Archives mensuelles : avril 2015

Vanishing Point

Vanishing Point© Patrick Berger

Les comédiens sont touchants mais cela ne suffit pas à faire de cette création de Marc Lainé la pièce bouleversante qu’elle devrait être.

Tout commence pourtant sur les chapeaux de roues – si l’on peut dire – avec un dispositif surprenant : sous nos yeux se tourne en effet un road trip en Amérique du Nord et l’on voit à la fois les prises sur le plateau et leur résultat sur grand écran. Ce n’est pas la première fois que ce dispositif est utilisé : en 2012, il avait été mis à l’honneur dans La Dame aux camélias, plus revue que corrigée par Frank Castorf à l’Odéon ou, avec plus de parcimonie, dans Salle d’attente monté par Krystian Lupa à la Colline ; en 2013, il était tout à fait central et essentiel dans la mise en scène de Charlotte Perkins Gilman de Die gelbe Tapete [Le papier peint jaune] aux ateliers Berthier ; plus récemment Stéphane Braunschweig joue de son aspect saisissant dans son Glückliche Tage [Oh ! les beaux jours] présenté à la Colline en 2014, comme l’a fait cette saison Yann-Joël Collin dans La Mouette au Théâtre des Quartiers d’Ivry. Cette projection d’une captation directe dans Vanishing Point n’est donc pas nouvelle mais pas moins novatrice : d’une part, le spectateur voit les comédiens jouer – ce n’était pas vraiment le cas chez Castorf ou Charlotte Perkins Gilman où le film occultait le théâtre, le spectateur ne pouvant apprécier le jeu des acteurs que par écran interposé ; d’autre part, la réalité de la scène n’est pas seulement, dans le film projeté, une réalité « augmentée » par un cadre – on pensera ici aux magnifiques gros plan des mises en scène de Braunschweig et Collin pré-citées – mais par un jeu d’optique qui s’appuie sur l’opposition entre le mouvement de la voiture sur le film avec le défilement des paysages et et sa criante immobilité sur le plateau.
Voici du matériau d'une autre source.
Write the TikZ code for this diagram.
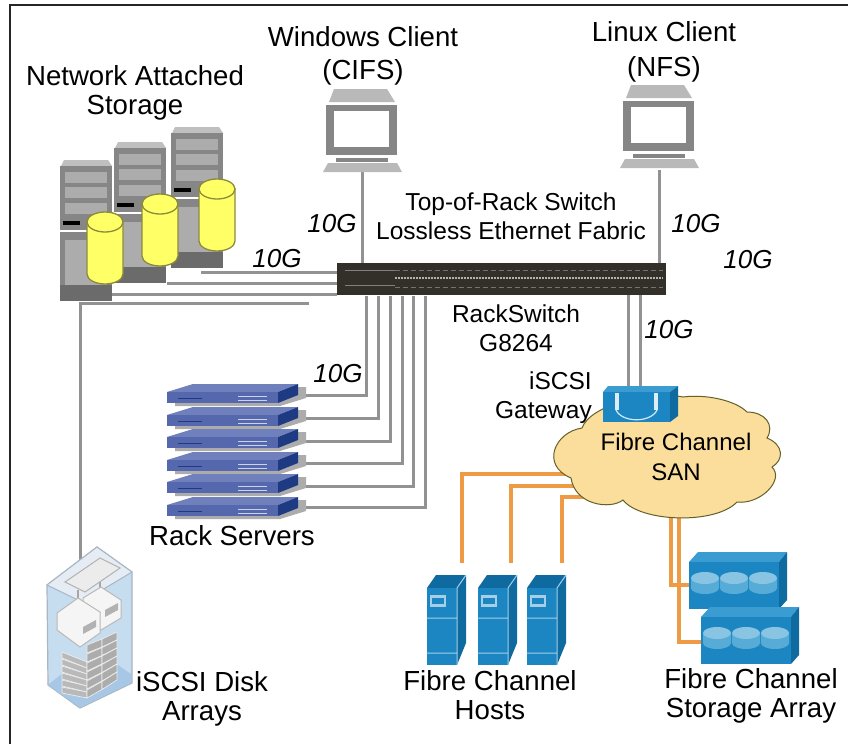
\documentclass[tikz,border=0pt]{standalone}
\usepackage{fontspec}
\setmainfont{Liberation Sans}
\usepackage{tikz}
\usetikzlibrary{calc}

\definecolor{cablegray}{HTML}{929292}
\definecolor{fcorange}{HTML}{EF9B45}
\definecolor{fcblue}{HTML}{1B86C2}
\definecolor{fcdark}{HTML}{0F6AA0}
\definecolor{fclight}{HTML}{3A9CD0}
\definecolor{cloudfill}{HTML}{FBDD9C}
\definecolor{rackblue}{HTML}{5568AE}
\definecolor{racktop}{HTML}{6F80BC}
\definecolor{rackdark}{HTML}{1E3A82}
\definecolor{diskyellow}{HTML}{FFFF66}
\definecolor{diskedge}{HTML}{8C8A3C}
\definecolor{isside}{HTML}{C6DCEF}
\definecolor{isfloor}{HTML}{A6C8E6}
\definecolor{istop}{HTML}{E6ECF3}
\definecolor{isedge}{HTML}{A9B6C4}

\tikzset{
  lbl/.style={align=center, inner sep=0pt, font=\fontsize{27.6}{29}\selectfont},
  smalllbl/.style={align=center, inner sep=0pt, font=\fontsize{24.5}{29}\selectfont},
  speed/.style={inner sep=0pt, font=\fontsize{26}{29}\selectfont\itshape},
  cable/.style={cablegray, line width=3pt},
  fccable/.style={fcorange, line width=3.6pt},
  box/.style={inner sep=0pt, outer sep=0pt, anchor=north west},
  pics/nasbox/.style={code={
    \fill[gray!50] (1,0) -- (4,-6) -- (48,-6) -- (52,0) -- cycle;
    \fill[gray!95] (0,0) rectangle (52,119);
    \fill[black!58] (0,119) rectangle (52,135);
    \foreach \y in {6,21,37} \fill[gray!65] (5,\y) rectangle (47,\y+11);
    \fill[black] (3,55) rectangle (20,59);
    \fill[white] (0,64) rectangle (30,66);
    \fill[gray!65] (5,74) rectangle (47,119);
  }},
  pics/nasdisk/.style={code={
    \draw[diskedge, line width=1.3pt, fill=diskyellow]
      (-18,0) -- (-18,52) arc[start angle=180, end angle=0, x radius=18, y radius=10] -- (18,0) -- cycle;
    \draw[diskedge, line width=1.3pt, fill=diskyellow] (0,0) ellipse[x radius=18, y radius=10];
  }},
  pics/client/.style={code={
    \fill[gray!55] (8,-16) -- (61,-16) -- (69,-3) -- (3,-3) -- cycle;
    \fill[gray!95] (0,0) rectangle (71,50);
    \fill[white] (8,6) rectangle (63,42);
    \fill[gray!95] (10,53) rectangle (62,57);
    \fill[gray!55] (2,58) -- (71,58) -- (76,67) -- (-3,67) -- cycle;
  }},
  pics/rackunit/.style={code={
    \fill[gray!65] (131,3) -- (139,3) -- (139,14) -- (113,22) -- (8,22) -- (8,19) -- (111,19) -- cycle;
    \fill[racktop] (0,8) -- (26,0) -- (131,0) -- (111,8) -- cycle;
    \fill[rackblue] (0,8) rectangle (111,19);
    \fill[rackdark] (111,8) -- (131,0) -- (131,11) -- (111,19) -- cycle;
    \draw[rackdark, line width=1pt] (11,14) -- (35,14);
    \draw[white!70!rackblue, line width=.8pt] (71,12) -- (100,12) (71,16) -- (100,16);
  }},
  pics/fchost/.style={code={
    \fill[fcdark] (30,13) -- (39,0) -- (39,68) -- (30,90) -- cycle;
    \fill[fcdark] (0,13) -- (9,0) -- (39,0) -- (30,13) -- cycle;
    \fill[fcblue] (0,13) rectangle (30,90);
    \draw[white!60!fcblue, line width=1pt] (30,13) -- (30,90) (30,13) -- (39,0) (0,43) -- (30,43) (0,78) -- (30,78);
    \fill[white!60!fcblue] (3,20) rectangle (19,32);
    \fill[fcblue] (5,23) rectangle (17,29);
  }},
  pics/fcdisk/.style={code={
    \fill[fclight!85!white] (-14,0) -- (-14,10) arc[start angle=180, end angle=0, x radius=14, y radius=6] -- (14,0) -- cycle;
    \fill[fclight!60!white] (0,0) ellipse[x radius=14, y radius=6];
  }},
  pics/fcarray/.style={code={
    \fill[fclight] (0,10) -- (9,0) -- (98,0) -- (90,10) -- cycle;
    \fill[fcdark] (90,10) -- (98,0) -- (98,48) -- (90,57) -- cycle;
    \fill[fcblue] (0,10) rectangle (90,57);
    \foreach \x in {16,45,74} \pic at (\x,26) {fcdisk};
  }},
}

\begin{document}
\begin{tikzpicture}[x=1pt, y=-1pt]
    \useasboundingbox (0,0) rectangle (848,744);
    \fill[white] (0,0) rectangle (848,744);
    \draw[black!85, line width=1.5pt] (10,744) -- (10,5) -- (848,5);

    % switch and the named ends of the cables
    \node[box, fill=black!85!olive, minimum width=329pt, minimum height=32pt] (switch) at (337,263) {};
    \draw[white!70!black, line width=2pt, dash pattern=on 2pt off 1pt] (395,278) -- (663,278);
    \draw[black!55, line width=1pt, dash pattern=on 5pt off 3pt] (395,270) -- (663,270) (395,287) -- (663,287);
    \draw[black!50, line width=1pt] (345,270) -- (395,270) (345,285) -- (395,285);

    \coordinate (nasA) at (201,272);
    \coordinate (nasB) at (167,283);
    \coordinate (nasC) at (112,294);
    \coordinate (nasD) at (80,303);
    \coordinate (nasEnd) at (309,303);
    \coordinate (winpc) at (362,172);
    \coordinate (linuxpc) at (659,170);
    \coordinate (gwA) at (628,386);
    \coordinate (gwB) at (640,386);
    \coordinate (portA) at (366,296);
    \coordinate (portB) at (378,296);
    \coordinate (portC) at (390,296);
    \coordinate (portD) at (402,296);
    \coordinate (portE) at (413,296);
    \coordinate (portF) at (425,296);
    \coordinate (rackA) at (305,395);
    \coordinate (rackB) at (305,418);
    \coordinate (rackC) at (305,441);
    \coordinate (rackD) at (305,463);
    \coordinate (rackE) at (305,486);
    \coordinate (rackF) at (305,507);
    \coordinate (iscsi) at (80,562);
    \coordinate (hostA) at (462,563);
    \coordinate (hostB) at (511,563);
    \coordinate (hostC) at (562,563);
    \coordinate (cloudA) at (575,474);
    \coordinate (cloudB) at (585,486);
    \coordinate (cloudC) at (592,497);
    \coordinate (cloudD) at (671,510);
    \coordinate (cloudE) at (679,510);
    \coordinate (arrayA) at (692,585);
    \coordinate (arrayB) at (703,642);

    \draw[cable] (nasA) -- (nasA -| switch.west);
    \draw[cable] (nasB) -- (nasB -| switch.west);
    \draw[cable] (nasC) -- (nasC -| switch.west);
    \draw[cable] (nasEnd) -- (nasD) -- (iscsi);
    \draw[cable] (winpc) -- (winpc |- switch.north);
    \draw[cable] (linuxpc) -- (linuxpc |- switch.north);
    \draw[cable] (gwA) -- (gwA |- switch.south);
    \draw[cable] (gwB) -- (gwB |- switch.south);
    \draw[cable] (rackA) -| (portA);
    \draw[cable] (rackB) -| (portB);
    \draw[cable] (rackC) -| (portC);
    \draw[cable] (rackD) -| (portD);
    \draw[cable] (rackE) -| (portE);
    \draw[cable] (rackF) -| (portF);

    \draw[fccable] (hostA) |- (cloudA);
    \draw[fccable] (hostB) |- (cloudB);
    \draw[fccable] (hostC) |- (cloudC);
    \draw[fccable] (cloudD) |- (arrayA);
    \draw[fccable] (cloudE) |- (arrayB);

    % cloud and gateway
    \draw[black!30!diskedge, fill=cloudfill, line width=1pt] (582,428)
      .. controls (555,432) and (540,465) .. (571,478)
      .. controls (575,505) and (610,510) .. (623,500)
      .. controls (640,522) and (715,525) .. (737,502)
      .. controls (760,505) and (785,480) .. (772,467)
      .. controls (784,460) and (784,445) .. (767,438)
      .. controls (775,425) and (765,412) .. (747,412)
      .. controls (735,400) and (705,394) .. (683,397)
      .. controls (650,390) and (590,405) .. cycle;
    \fill[fclight] (603,392) -- (608,386) -- (678,386) -- (670,392) -- cycle;
    \fill[fcdark] (670,392) -- (678,386) -- (678,416) -- (670,422) -- cycle;
    \node[box, fill=fcblue, minimum width=67pt, minimum height=30pt] (gateway) at (603,392) {};
    \draw[white!85!fcblue, line width=3.5pt] (617,393) -- (617,410) (656,393) -- (656,410);
    \draw[white!80!fcblue, line width=1.2pt] (616,410) .. controls (622,423) and (651,423) .. (657,410);

    % network attached storage
    \pic at (171,133) {nasbox};
    \pic at (114,148) {nasbox};
    \pic at (60,166) {nasbox};
    \pic at (217,189) {nasdisk};
    \pic at (160,204) {nasdisk};
    \pic at (105,222) {nasdisk};

    % clients
    \pic at (326,105) {client};
    \pic at (623,101) {client};

    % rack servers
    \foreach \y in {384,407,429,452,474,497} \pic at (167,\y) {rackunit};

    % fibre channel devices
    \pic at (427,575) {fchost};
    \pic at (478,575) {fchost};
    \pic at (527,575) {fchost};
    \pic at (689,552) {fcarray};
    \pic at (701,607) {fcarray};

    % iscsi disk arrays
    \fill[isside, draw=isedge, line width=1.2pt] (47,585) -- (97,547) -- (132,572) -- (132,683) -- (80,708) -- (48,685) -- cycle;
    \fill[isfloor] (48,685) -- (64,672) -- (118,665) -- (131,674) -- (131,683) -- (80,707) -- cycle;
    \fill[istop, draw=isedge, line width=1pt] (47,585) -- (97,547) -- (132,572) -- (82,602) -- cycle;
    \foreach \b in {0,...,5} {
      \fill[gray!55, draw=gray!15, line width=.7pt] (62,{652+\b*7}) -- (87,{662+\b*6}) -- (87,{668+\b*6}) -- (62,{658+\b*7}) -- cycle;
      \fill[gray!65, draw=gray!15, line width=.7pt] (87,{645+\b*9}) -- (102,{639+\b*8.5}) -- (102,{647+\b*8.5}) -- (87,{653+\b*9}) -- cycle;
      \fill[gray!65, draw=gray!15, line width=.7pt] (102,{639+\b*8.5}) -- (117,{632+\b*8}) -- (117,{640+\b*8}) -- (102,{647+\b*8.5}) -- cycle;
    }
    \draw[gray!70, line width=2pt] (78,590) -- (78,612) (100,580) -- (100,600);
    \fill[gray!8, draw=gray!55, line width=1pt] (83,598) -- (101,587) -- (121,600) -- (121,618) -- (101,630) -- (83,618) -- cycle;
    \fill[gray!60] (105,610) -- (118,603) -- (118,610) -- (105,617) -- cycle;
    \fill[gray!8, draw=gray!55, line width=1pt] (57,613) -- (78,598) -- (100,612) -- (100,633) -- (80,647) -- (57,630) -- cycle;
    \fill[gray!60] (83,627) -- (96,620) -- (96,627) -- (83,634) -- cycle;
    \fill[gray!15, draw=gray!60, line width=1pt] (65,582) -- (100,558) -- (120,568) -- (85,592) -- cycle;

    % labels
    \node[lbl] (naslbl) at (135,93) {Network Attached\\Storage};
    \node[lbl] (winlbl) at (363,56) {Windows Client\\[4pt](CIFS)};
    \node[lbl] (linuxlbl) at (664,52) {Linux Client\\[6pt](NFS)};
    \node[smalllbl] (torlbl) at (511,216) {Top-of-Rack Switch\\Lossless Ethernet Fabric};
    \node[smalllbl] (g8264lbl) at (516,328) {RackSwitch\\G8264};
    \node[smalllbl, align=right, anchor=east] (gwlbl) at (592,398) {iSCSI\\Gateway};
    \node[smalllbl, font=\fontsize{24}{30}\selectfont] (sanlbl) at (676,457) {Fibre Channel\\SAN};
    \node[lbl] (racklbl) at (232,536) {Rack Servers};
    \node[lbl] (diskslbl) at (202,699) {iSCSI Disk\\Arrays};
    \node[lbl] (hostslbl) at (490,695) {Fibre Channel\\Hosts};
    \node[lbl] (arraylbl) at (751,696) {Fibre Channel\\Storage Array};
    \node[speed] (sa) at (332,224) {10G};
    \node[speed] (sb) at (277,259) {10G};
    \node[speed] (sc) at (696,224) {10G};
    \node[speed] (sd) at (748,260) {10G};
    \node[speed] (se) at (338,374) {10G};
    \node[speed] (sf) at (669,330) {10G};
\end{tikzpicture}
\end{document}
Il y a pourtant un revers de la médaille.

Si cette opposition amuse, elle nous distrait – justement – du drame terrible qui a précédé, sur la scène, le début de ce voyage de la protagoniste Suzanne (Sylvie Léonard) sur la route longue de six cents kilomètres de la Baie-James. Ce drame survient de façon brutale mais le choc produit est bien trop vite atténué et relativisé par l’aspect insolite de ce tournage en direct. On touche ici à deux défauts importants de Vanishing Point : la pièce souffre d’un mauvais rythme mais aussi de son absence d’aspérités propres à rendre sensibles et fortes les crises qui, latentes ou explosives, construisent et détruisent les personnages et leurs liens.

Dans cette pièce, tout s’estompe en effet dans une forme de douceur ouatée, que celle-ci provienne d’un brouillard artificiel qui permettra de façon ingénieuse un fondu enchaîné entre le drame initial et les événements qui l’ont précipité ou bien encore de ces intermèdes musicaux d’un rock entraînant mais relativement sage, qui nous éloigne de la scène de théâtre pour nous conduire dans celle d’un concert divertissant. On n’a ainsi guère le temps de s’appesantir sur les drames que vit Suzanne entre cette brume qui efface toute trace de sang ou les airs bien sympathiques chantés par Marie-Sophie Ferdane accompagnée des musiciens de Moriarty (Charles Carmignac, Thomas Puéchavy, Vincent Talpaert et Stephan Zimmerli). Tout finit même par ronronner dans cette alternance, mécanique et quasi sans surprise, des tournages de cette virée motorisée et des chansons.

Enfin, le texte pose problème. Il est, pour ce qui est de la vie de Suzanne, quelque peu cousu de fil blanc – et les retours en arrière ou au présent ne brouillent guère les pistes. Seuls la place des intermèdes musicaux et le lien de la chanteuse (Marie-Sophie Ferdane) avec l’histoire et la culture amérindiennes peuvent interroger et intriguer mais la compréhension de leur enjeu véritable (une histoire parallèle à celle de Suzanne qui finira par la croiser) est rendue tardive, ce qui dessert la profondeur et la force du contraste qu’ils auraient pu manifester entre deux lignes de vie. Par ailleurs, la fin de la représentation, qui réunit ces fils « conducteurs », n’étonne pas pour autant.

Restent la naïveté et la fragilité des personnages, généreusement incarnés par les comédiens, qui nous font tout de même passer, malgré les imperfections relevées, un joli moment.

La pièce se joue au Théâtre national de Chaillot du 28 mars au 17 avril 2015.